2014 was a big year for the collections of the Ohio History Connection. Objects traveled around the world, new exhibits opened featuring objects never before seen by the public, and new objects were acquired that will help us to connect with Ohio’s past, understand the present and create a better future. Some highlights include:
The Adena Effigy Pipe traveled to Paris, France for an exhibit, The Plains Indians: Artists of Earth and Sky, at the Musée du Quai Branly. In 2015 the pipe will continue traveling with the exhibit to the Metropolitan Museum of Art in New York City.
Our Polly Crockett hat, a girl’s hat produced by Sanitized in the late 1950s made of faux fur in pink, white, and green and featuring a drawing of Davy Crockett’s first wife, Polly, was included in the Museum of American History‘s blog, O Say Can You See?. The hat was also chosen as one of the 25 Artifacts of the American Childhood by the Mid-Atlantic Popular and American Culture Association.
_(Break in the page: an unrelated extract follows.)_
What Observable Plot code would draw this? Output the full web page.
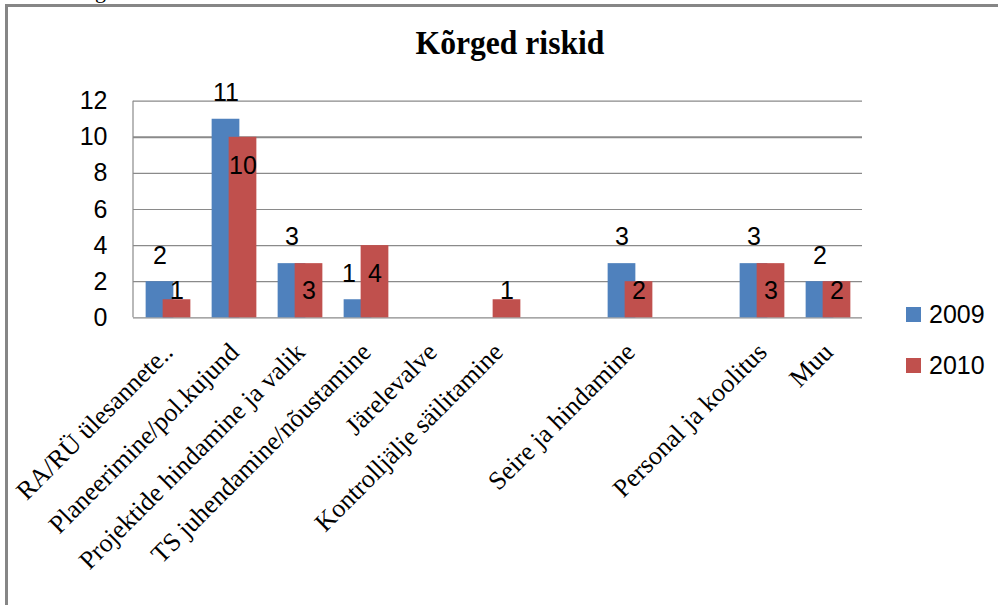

Two new exhibitions opened at the Ohio History Center this year: Going, Going, Gone and Reflections of an Artist: Emerson Burkhart. Going, Going, Gone explores how species go from enormously large populations to the brink of extinction or cease to exist altogether. It features one of the last known wild passenger pigeons, Buttons, who was found in Ohio and is a part of the Ohio History Connection’s permanent collection. Reflections of an Artist: Emerson Burkhart explores Emerson Burkhart (1905-1969) who ruled the Columbus art scene during the 1950s and 1960s with his honest portraits and depictions of life in the city. While Burkhart was praised for his artistic skill, conflicts in his personal and professional life prevented him from receiving national attention. Reflections of an Artist: Emerson Burkhart displays never seen artwork by Burkhart, including the original sketches for the controversial mural Music.
In addition to new exhibits, several new objects have been added to the permanent exhibits of the Ohio History Center. Four pieces made by Columbus Folk Artist Elijah Pierce were added to the History Mall located on the first floor of the museum. New textiles were added to the first floor as well, exploring the relationship between the political experience and textiles.
Several new collections were added to the permanent collection this year. Some of the highlights include a large donation of toys made by the Ohio Art Company, the American Lung Association of Ohio donated a large collection of archival materials documenting the fight against tuberculosis, the Natural History Curators received a mastodon vertebra anonymously donated, and the Archaeology department received over 20,000 artifacts found at the home of President Harding. The Zouave Ambrotype, missing since 1978, was finally return to the Campus Martius Museum.
The Rankin House, a National Historic Landmark and that was part of the Underground Railroad, re-opened after an extensive renovation on August 23, 2014 and features objects from the collection never exhibited before.
We hosted hundreds of visiting researchers who examined our collections and added to our institutional knowledge. Artist Drew Ernst was inspired by objects in our Natural History collection, creating a new piece based on the Northern Harrier. Students from the Ohio State University Department of Art visited the Ohio History Center to examine the coffin of Neskhonspakhered. The Ohio History Connection sponsored the I Found It In The Archives contest; winner Deborah Tracy discovered her maternal great-grandfather name’s was Jasper Haddock, an ancestor previously unknown to her family, and that he served in the heralded 55th Massachusetts Colored Infantry.
In addition to adding objects to the permanent collection, three new staff members joined the Ohio History Connection curatorial staff this year, Kellie Locke-Rogers, an Archaeology Collections Assistant, Erin Cashion, a Natural History Curator, and Becky Preiss Odom, a History Curator.
Research by the collections staff was highlighted in many media outlets this year. Senior Archaeology Curator Brad Lepper wrote one of the most viewed columns of the year for the Columbus Dispatch entitled, “Flint tool disappeared with Hopewell Culture”. Dr. Lepper and Natural History Curator Dave Dyer also were featured in a panel about the future of the planet at the Columbus Metropolitan Club which aired on local television stations. Archaeology Curators Bill Pickard and Linda Pansing shared the story of how mounds built by the Adena Culture were discovered in Clintonville in the Columbus Neighborhoods series on WOSU. History Curator Cliff Eckle demonstrated how a flint lock rifle is loaded on the Worthington episode of the series. While History Curator Emily Lang discussed the life of Emerson Burkhart on the WOSU series Broad and High.
Thanks for making 2014 a great year for the Ohio History Connection! What do you look forward to seeing from us next year?